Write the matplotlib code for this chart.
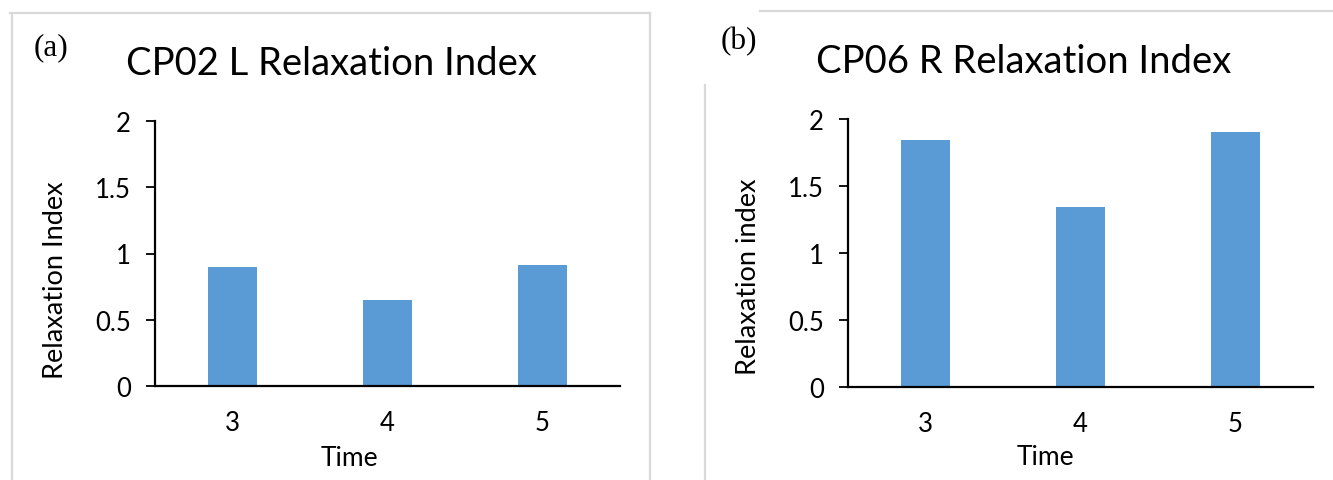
import matplotlib
matplotlib.use("Agg")
import matplotlib.pyplot as plt
from matplotlib.lines import Line2D

# Data
categories = ["3", "4", "5"]
cp02_values = [0.90, 0.65, 0.91]
cp06_values = [1.84, 1.34, 1.90]
yticks = [0, 0.5, 1, 1.5, 2]
ytick_labels = ["0", "0.5", "1", "1.5", "2"]
titles = ["CP02 L Relaxation Index", "CP06 R Relaxation Index"]
ylabels = ["Relaxation Index", "Relaxation index"]
panel_tags = ["(a)", "(b)"]

W, H = 1333, 481
BAR = "#5B9BD5"
FRAME = "#D9D9D9"
SANS = "Lato"

fig = plt.figure(figsize=(W / 100, H / 100), dpi=100)


def fx(px):
    return px / W


def fy(py):
    return 1 - py / H


def line(x0, y0, x1, y1):
    fig.add_artist(Line2D([fx(x0), fx(x1)], [fy(y0), fy(y1)],
                          transform=fig.transFigure, color=FRAME, lw=1.6))


# panel frames
line(10, 14, 650, 14)
line(12, 14, 12, 481)
line(650, 14, 650, 481)
line(760, 12, 1333, 12)
line(705, 86, 705, 481)


def panel(left_px, right_px, top_px, bottom_px, values, title, title_xy,
          ylabel, ylab_coords, xlab_coords, tag, tag_xy):
    ax = fig.add_axes([fx(left_px), fy(bottom_px), fx(right_px - left_px),
                       (bottom_px - top_px) / H])
    x = list(range(len(categories)))
    ax.bar(x, values, width=0.315, color=BAR, zorder=2)
    ax.set_xlim(-0.5, len(categories) - 0.5)
    ax.set_ylim(0, 2)
    ax.set_yticks(yticks)
    ax.set_yticklabels(ytick_labels)
    ax.set_xticks(x)
    ax.set_xticklabels(categories)
    for s in ["top", "right"]:
        ax.spines[s].set_visible(False)
    for s in ["left", "bottom"]:
        ax.spines[s].set_linewidth(1.6)
        ax.spines[s].set_color("black")
    ax.tick_params(axis="y", length=6.5, width=1.3, pad=11, labelsize=18.5)
    ax.tick_params(axis="x", length=0, pad=17, labelsize=18.5)
    for lab in ax.get_xticklabels() + ax.get_yticklabels():
        lab.set_family(SANS)
    ax.set_ylabel(ylabel, fontsize=19.5, family=SANS)
    ax.yaxis.set_label_coords(*ylab_coords)
    ax.yaxis.label.set_va("center")
    ax.set_xlabel("Time", fontsize=19, family=SANS)
    ax.xaxis.set_label_coords(*xlab_coords)
    ax.xaxis.label.set_va("center")
    fig.text(fx(title_xy[0]), fy(title_xy[1]), title, fontsize=27.5,
             family=SANS, ha="center", va="center")
    fig.text(fx(tag_xy[0]), fy(tag_xy[1]), tag, fontsize=22.5,
             family="Liberation Serif", ha="left", va="center")
    return ax


panel(155, 620, 122, 387, cp02_values, titles[0], (331, 64),
      ylabels[0], (-0.213, 0.404), (0.419, -0.268), panel_tags[0], (34, 48))
panel(848, 1313, 120, 388, cp06_values, titles[1], (1024, 62),
      ylabels[1], (-0.215, 0.414), (0.424, -0.261), panel_tags[1], (721, 42))

fig.savefig("out.png", dpi=100)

======

* AIM *
Print the complete listing exactly, apart from any pictures.

* SOLVED PROBLEM *
Write the matplotlib code for this chart.
import matplotlib
matplotlib.use("Agg")
import matplotlib.pyplot as plt
from matplotlib.lines import Line2D

# Data
categories = ["3", "4", "5"]
cp02_values = [0.90, 0.65, 0.91]
cp06_values = [1.84, 1.34, 1.90]
yticks = [0, 0.5, 1, 1.5, 2]
ytick_labels = ["0", "0.5", "1", "1.5", "2"]
titles = ["CP02 L Relaxation Index", "CP06 R Relaxation Index"]
ylabels = ["Relaxation Index", "Relaxation index"]
panel_tags = ["(a)", "(b)"]

W, H = 1333, 481
BAR = "#5B9BD5"
FRAME = "#D9D9D9"
SANS = "Lato"

fig = plt.figure(figsize=(W / 100, H / 100), dpi=100)


def fx(px):
    return px / W


def fy(py):
    return 1 - py / H


def line(x0, y0, x1, y1):
    fig.add_artist(Line2D([fx(x0), fx(x1)], [fy(y0), fy(y1)],
                          transform=fig.transFigure, color=FRAME, lw=1.6))


# panel frames
line(10, 14, 650, 14)
line(12, 14, 12, 481)
line(650, 14, 650, 481)
line(760, 12, 1333, 12)
line(705, 86, 705, 481)


def panel(left_px, right_px, top_px, bottom_px, values, title, title_xy,
          ylabel, ylab_coords, xlab_coords, tag, tag_xy):
    ax = fig.add_axes([fx(left_px), fy(bottom_px), fx(right_px - left_px),
                       (bottom_px - top_px) / H])
    x = list(range(len(categories)))
    ax.bar(x, values, width=0.315, color=BAR, zorder=2)
    ax.set_xlim(-0.5, len(categories) - 0.5)
    ax.set_ylim(0, 2)
    ax.set_yticks(yticks)
    ax.set_yticklabels(ytick_labels)
    ax.set_xticks(x)
    ax.set_xticklabels(categories)
    for s in ["top", "right"]:
        ax.spines[s].set_visible(False)
    for s in ["left", "bottom"]:
        ax.spines[s].set_linewidth(1.6)
        ax.spines[s].set_color("black")
    ax.tick_params(axis="y", length=6.5, width=1.3, pad=11, labelsize=18.5)
    ax.tick_params(axis="x", length=0, pad=17, labelsize=18.5)
    for lab in ax.get_xticklabels() + ax.get_yticklabels():
        lab.set_family(SANS)
    ax.set_ylabel(ylabel, fontsize=19.5, family=SANS)
    ax.yaxis.set_label_coords(*ylab_coords)
    ax.yaxis.label.set_va("center")
    ax.set_xlabel("Time", fontsize=19, family=SANS)
    ax.xaxis.set_label_coords(*xlab_coords)
    ax.xaxis.label.set_va("center")
    fig.text(fx(title_xy[0]), fy(title_xy[1]), title, fontsize=27.5,
             family=SANS, ha="center", va="center")
    fig.text(fx(tag_xy[0]), fy(tag_xy[1]), tag, fontsize=22.5,
             family="Liberation Serif", ha="left", va="center")
    return ax


panel(155, 620, 122, 387, cp02_values, titles[0], (331, 64),
      ylabels[0], (-0.213, 0.404), (0.419, -0.268), panel_tags[0], (34, 48))
panel(848, 1313, 120, 388, cp06_values, titles[1], (1024, 62),
      ylabels[1], (-0.215, 0.414), (0.424, -0.261), panel_tags[1], (721, 42))

fig.savefig("out.png", dpi=100)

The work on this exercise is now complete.